If you answered: “all things that require some creative handling on Katie’s part to fit into her kitchen cabinets,” you would be correct.

I’d also accept the answer: “things the Princess Bride Katie received at her wedding shower this weekend.”

(And I don’t accept any nicknames other than Princess Bride.  Although, on second thought, Sorceress Of All Things Great And Beautiful would do.  Let’s try to make that stick, shall we?  SOATGAB for short, if needed for brevity purposes, although I think it loses its effect.)

My lovely aunts Nancy and Jenny threw me the shower and my mom flew in to be there as well.  The big surprise of the weekend was having my Aunt Carol open the door when I rang the bell.  Many of you might remember that my Aunt Carol will be officiating the wedding.  And did I fail to mention she lives in Florida?  It was a truly exciting surprise that she flew up to Chicago for the event.  And to add to the craziness, my other aunt showed up by surprise, as well.  She was on vacation in London and took a pit stop through Chicago to join in the celebration.
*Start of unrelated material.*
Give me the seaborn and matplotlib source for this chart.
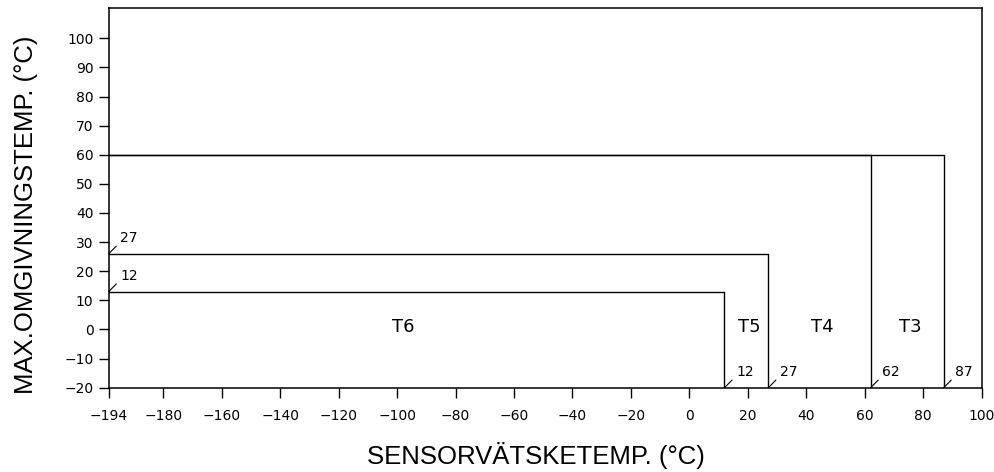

If you’re jealous of my family right about now, I’m here to tell you that you should be.  And that’s it’s perfectly natural.  We’re pretty spectacular, is all.

I left with 2 carloads full of stuff and came home to a fiancee who was pretty psyched about the loot.  Not psyched enough to help me unpack it all, though.  But psyched none the less. 
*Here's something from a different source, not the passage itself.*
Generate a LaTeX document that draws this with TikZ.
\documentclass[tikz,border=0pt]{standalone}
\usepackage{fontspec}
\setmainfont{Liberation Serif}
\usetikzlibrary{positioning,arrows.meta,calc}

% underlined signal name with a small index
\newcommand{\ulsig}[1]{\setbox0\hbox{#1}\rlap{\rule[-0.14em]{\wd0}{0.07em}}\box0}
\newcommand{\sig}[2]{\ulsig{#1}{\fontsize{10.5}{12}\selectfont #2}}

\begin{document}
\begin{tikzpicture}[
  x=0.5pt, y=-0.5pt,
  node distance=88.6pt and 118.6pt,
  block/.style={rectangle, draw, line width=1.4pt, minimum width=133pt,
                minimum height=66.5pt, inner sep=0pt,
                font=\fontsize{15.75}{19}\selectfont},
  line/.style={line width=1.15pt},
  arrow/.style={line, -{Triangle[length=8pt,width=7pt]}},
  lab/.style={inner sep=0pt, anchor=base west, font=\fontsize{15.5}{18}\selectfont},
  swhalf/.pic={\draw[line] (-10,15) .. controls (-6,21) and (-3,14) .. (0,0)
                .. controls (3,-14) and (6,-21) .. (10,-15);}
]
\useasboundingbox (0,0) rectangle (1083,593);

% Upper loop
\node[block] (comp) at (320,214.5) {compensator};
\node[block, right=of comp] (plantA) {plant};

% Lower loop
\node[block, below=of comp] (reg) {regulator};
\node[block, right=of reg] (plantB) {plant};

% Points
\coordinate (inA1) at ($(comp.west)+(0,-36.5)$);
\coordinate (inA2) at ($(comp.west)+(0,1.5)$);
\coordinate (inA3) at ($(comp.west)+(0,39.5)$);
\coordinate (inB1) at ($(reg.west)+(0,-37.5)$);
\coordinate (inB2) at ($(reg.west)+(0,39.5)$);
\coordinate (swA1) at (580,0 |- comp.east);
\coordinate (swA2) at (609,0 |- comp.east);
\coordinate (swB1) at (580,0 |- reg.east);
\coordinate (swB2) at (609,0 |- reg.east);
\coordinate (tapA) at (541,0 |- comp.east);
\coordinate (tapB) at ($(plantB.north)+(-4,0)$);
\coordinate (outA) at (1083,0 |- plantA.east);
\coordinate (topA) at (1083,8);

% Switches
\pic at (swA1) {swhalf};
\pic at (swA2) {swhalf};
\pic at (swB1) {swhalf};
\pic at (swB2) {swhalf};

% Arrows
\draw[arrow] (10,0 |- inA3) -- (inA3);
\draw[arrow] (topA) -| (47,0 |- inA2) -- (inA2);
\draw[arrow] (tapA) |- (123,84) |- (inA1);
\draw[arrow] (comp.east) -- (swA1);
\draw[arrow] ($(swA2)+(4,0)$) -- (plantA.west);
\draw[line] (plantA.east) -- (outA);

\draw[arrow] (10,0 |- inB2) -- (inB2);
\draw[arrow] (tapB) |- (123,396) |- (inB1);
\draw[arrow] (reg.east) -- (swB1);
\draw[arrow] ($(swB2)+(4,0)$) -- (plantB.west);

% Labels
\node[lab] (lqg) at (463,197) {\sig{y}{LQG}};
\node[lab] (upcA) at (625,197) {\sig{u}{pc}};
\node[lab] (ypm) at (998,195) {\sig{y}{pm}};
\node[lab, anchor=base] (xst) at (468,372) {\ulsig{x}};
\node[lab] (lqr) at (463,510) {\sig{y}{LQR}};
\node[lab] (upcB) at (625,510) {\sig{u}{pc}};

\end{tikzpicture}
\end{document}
I’d tell you more about the weekend, but my memory took a wrong turn at White Wine Alley and is stuck in the abyss somewhere, eating grapes and cheese and generally wandering around in a fairly happy state of mind.  In fact, my memory probably has its arm around some other memory’s neck and they’re telling each other how much they “love each other, maaan.” 
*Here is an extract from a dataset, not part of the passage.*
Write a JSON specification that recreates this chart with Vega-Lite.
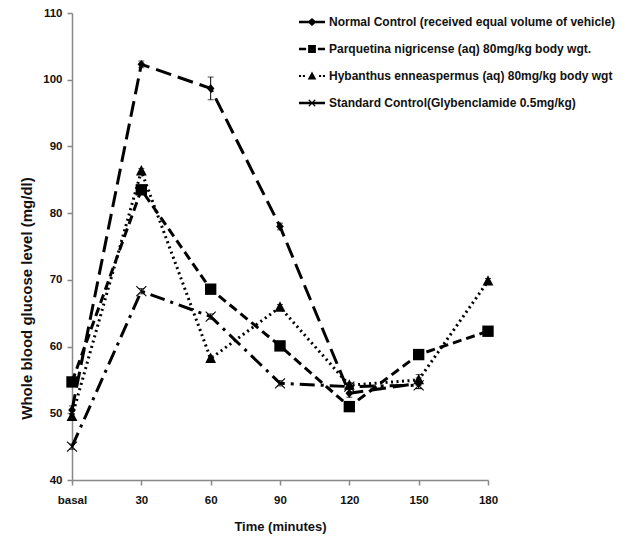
{
  "$schema": "https://vega.github.io/schema/vega-lite/v6.json",
  "width": 416,
  "height": 467,
  "autosize": {"type": "none"},
  "padding": {"left": 72, "top": 13, "right": 141, "bottom": 60},
  "background": "white",
  "config": {
    "view": {"stroke": null},
    "font": "Liberation Sans",
    "axis": {
      "domainColor": "#888888",
      "domainWidth": 1.5,
      "tickColor": "#888888",
      "tickWidth": 1.5,
      "tickSize": 5,
      "grid": false,
      "labelFont": "Liberation Sans",
      "labelFontWeight": "bold",
      "labelFontSize": 11.5,
      "labelColor": "#111111",
      "titleFont": "Liberation Sans",
      "titleFontWeight": "bold",
      "titleColor": "#111111"
    }
  },
  "data": {
    "values": [
      {"series": "Normal Control (received equal volume of vehicle)", "time": "basal", "value": 50.5, "err": 0.6},
      {"series": "Normal Control (received equal volume of vehicle)", "time": "30", "value": 102.3, "err": 0.5},
      {"series": "Normal Control (received equal volume of vehicle)", "time": "60", "value": 98.7, "err": 1.7},
      {"series": "Normal Control (received equal volume of vehicle)", "time": "90", "value": 78, "err": 0.5},
      {"series": "Normal Control (received equal volume of vehicle)", "time": "120", "value": 53, "err": 0.6},
      {"series": "Normal Control (received equal volume of vehicle)", "time": "150", "value": 54.5, "err": 0.8},
      {"series": "Parquetina nigricense  (aq) 80mg/kg body wgt.", "time": "basal", "value": 54.7, "err": 0.4},
      {"series": "Parquetina nigricense  (aq) 80mg/kg body wgt.", "time": "30", "value": 83.5, "err": 0.5},
      {"series": "Parquetina nigricense  (aq) 80mg/kg body wgt.", "time": "60", "value": 68.6, "err": 0.4},
      {"series": "Parquetina nigricense  (aq) 80mg/kg body wgt.", "time": "90", "value": 60.1, "err": 0.4},
      {"series": "Parquetina nigricense  (aq) 80mg/kg body wgt.", "time": "120", "value": 51, "err": 0.4},
      {"series": "Parquetina nigricense  (aq) 80mg/kg body wgt.", "time": "150", "value": 58.8, "err": 0.4},
      {"series": "Parquetina nigricense  (aq) 80mg/kg body wgt.", "time": "180", "value": 62.3, "err": 0.4},
      {"series": "Hybanthus enneaspermus (aq) 80mg/kg body wgt", "time": "basal", "value": 49.5, "err": 0.4},
      {"series": "Hybanthus enneaspermus (aq) 80mg/kg body wgt", "time": "30", "value": 86.3, "err": 0.4},
      {"series": "Hybanthus enneaspermus (aq) 80mg/kg body wgt", "time": "60", "value": 58.2, "err": 0.4},
      {"series": "Hybanthus enneaspermus (aq) 80mg/kg body wgt", "time": "90", "value": 65.9, "err": 0.4},
      {"series": "Hybanthus enneaspermus (aq) 80mg/kg body wgt", "time": "120", "value": 54.2, "err": 0.4},
      {"series": "Hybanthus enneaspermus (aq) 80mg/kg body wgt", "time": "150", "value": 55, "err": 0.8},
      {"series": "Hybanthus enneaspermus (aq) 80mg/kg body wgt", "time": "180", "value": 69.8, "err": 0.4},
      {"series": "Standard Control(Glybenclamide 0.5mg/kg)", "time": "basal", "value": 45, "err": 0.4},
      {"series": "Standard Control(Glybenclamide 0.5mg/kg)", "time": "30", "value": 68.3, "err": 0.4},
      {"series": "Standard Control(Glybenclamide 0.5mg/kg)", "time": "60", "value": 64.5, "err": 0.4},
      {"series": "Standard Control(Glybenclamide 0.5mg/kg)", "time": "90", "value": 54.5, "err": 0.4},
      {"series": "Standard Control(Glybenclamide 0.5mg/kg)", "time": "120", "value": 54, "err": 0.4},
      {"series": "Standard Control(Glybenclamide 0.5mg/kg)", "time": "150", "value": 54.2, "err": 0.5}
    ]
  },
  "encoding": {
    "x": {
      "field": "time",
      "type": "ordinal",
      "scale": {"type": "point", "padding": 0, "domain": ["basal", "30", "60", "90", "120", "150", "180"]},
      "axis": {"title": "Time (minutes)", "labelAngle": 0, "labelPadding": 9, "titleFontSize": 13, "titlePadding": 15}
    },
    "y": {
      "field": "value",
      "type": "quantitative",
      "scale": {"domain": [40, 110], "nice": false, "zero": false},
      "axis": {
        "title": "Whole blood glucose level (mg/dl)",
        "values": [40, 50, 60, 70, 80, 90, 100, 110],
        "labelPadding": 5,
        "titleFontSize": 15,
        "titleX": -38,
        "titleY": 285
      }
    }
  },
  "layer": [
    {
      "mark": {"type": "line", "color": "black", "strokeWidth": 3},
      "encoding": {
        "strokeDash": {
          "field": "series",
          "type": "nominal",
          "scale": {
            "domain": ["Normal Control (received equal volume of vehicle)", "Parquetina nigricense  (aq) 80mg/kg body wgt.", "Hybanthus enneaspermus (aq) 80mg/kg body wgt", "Standard Control(Glybenclamide 0.5mg/kg)"],
            "range": [[16, 7], [9, 5], [2, 3.5], [15, 6, 3, 6]]
          },
          "legend": null
        }
      }
    },
    {
      "mark": {"type": "errorbar", "color": "black", "ticks": {"size": 6, "color": "black"}},
      "encoding": {
        "y": {"field": "value", "type": "quantitative"},
        "yError": {"field": "err"}
      }
    },
    {
      "mark": {"type": "point", "filled": true, "color": "black", "opacity": 1, "size": 160},
      "encoding": {
        "shape": {
          "field": "series",
          "type": "nominal",
          "scale": {
            "domain": ["Normal Control (received equal volume of vehicle)", "Parquetina nigricense  (aq) 80mg/kg body wgt.", "Hybanthus enneaspermus (aq) 80mg/kg body wgt", "Standard Control(Glybenclamide 0.5mg/kg)"],
            "range": [
              "M0,-0.7L0.6,0L0,0.7L-0.6,0Z",
              "M-0.9,-0.9H0.9V0.9H-0.9Z",
              "M0,-0.95L0.85,0.7L-0.85,0.7Z",
              "M-0.85,-0.73L-0.73,-0.85L0.85,0.73L0.73,0.85Z M0.73,-0.85L0.85,-0.73L-0.73,0.85L-0.85,0.73Z"
            ]
          },
          "legend": null
        }
      }
    },
    {
      "mark": {"type": "point", "filled": true, "color": "black", "opacity": 0},
      "encoding": {
        "shape": {
          "field": "series",
          "type": "nominal",
          "scale": {
            "domain": ["Normal Control (received equal volume of vehicle)", "Parquetina nigricense  (aq) 80mg/kg body wgt.", "Hybanthus enneaspermus (aq) 80mg/kg body wgt", "Standard Control(Glybenclamide 0.5mg/kg)"],
            "range": [
              "M-1,-0.1H1V0.1H-1Z M0,-0.3L0.35,0L0,0.3L-0.35,0Z",
              "M-1,-0.1H-0.45V0.1H-1Z M-0.3,-0.3H0.3V0.3H-0.3Z M0.45,-0.1H1V0.1H0.45Z",
              "M-1,-0.08H-0.84V0.08H-1Z M-0.7,-0.08H-0.54V0.08H-0.7Z M0,-0.35L0.33,0.26L-0.33,0.26Z M0.54,-0.08H0.7V0.08H0.54Z M0.84,-0.08H1V0.08H0.84Z",
              "M-1,-0.1H1V0.1H-1Z M-0.28,-0.22L-0.22,-0.28L0.28,0.22L0.22,0.28Z M0.22,-0.28L0.28,-0.22L-0.22,0.28L-0.28,0.22Z"
            ]
          },
          "legend": {
            "title": null,
            "orient": "none",
            "legendX": 227,
            "legendY": -4,
            "symbolSize": 676,
            "symbolOpacity": 1,
            "symbolFillColor": "black",
            "symbolStrokeWidth": 0,
            "rowPadding": 8,
            "labelOffset": 4,
            "labelFont": "Liberation Sans",
            "labelFontWeight": "bold",
            "labelFontSize": 12,
            "labelColor": "#111111",
            "labelLimit": 400
          }
        }
      }
    }
  ],
  "resolve": {"scale": {"shape": "independent"}}
}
I do remember a lot of laughing, though.  And a lot of being thankful for this great family of mine.

Thanks everybody…for everything.  You all know who you are.

PostNote:  I reread this after I published it and realized I never even thanked my B-Maids for all their help.  So instead of SOATGAB, you have my permission to call me “jerkhead.”  I have the best maids ever!  A 3 gallon cookie jar filled with Nerds and Junior Mints proves this point I believe.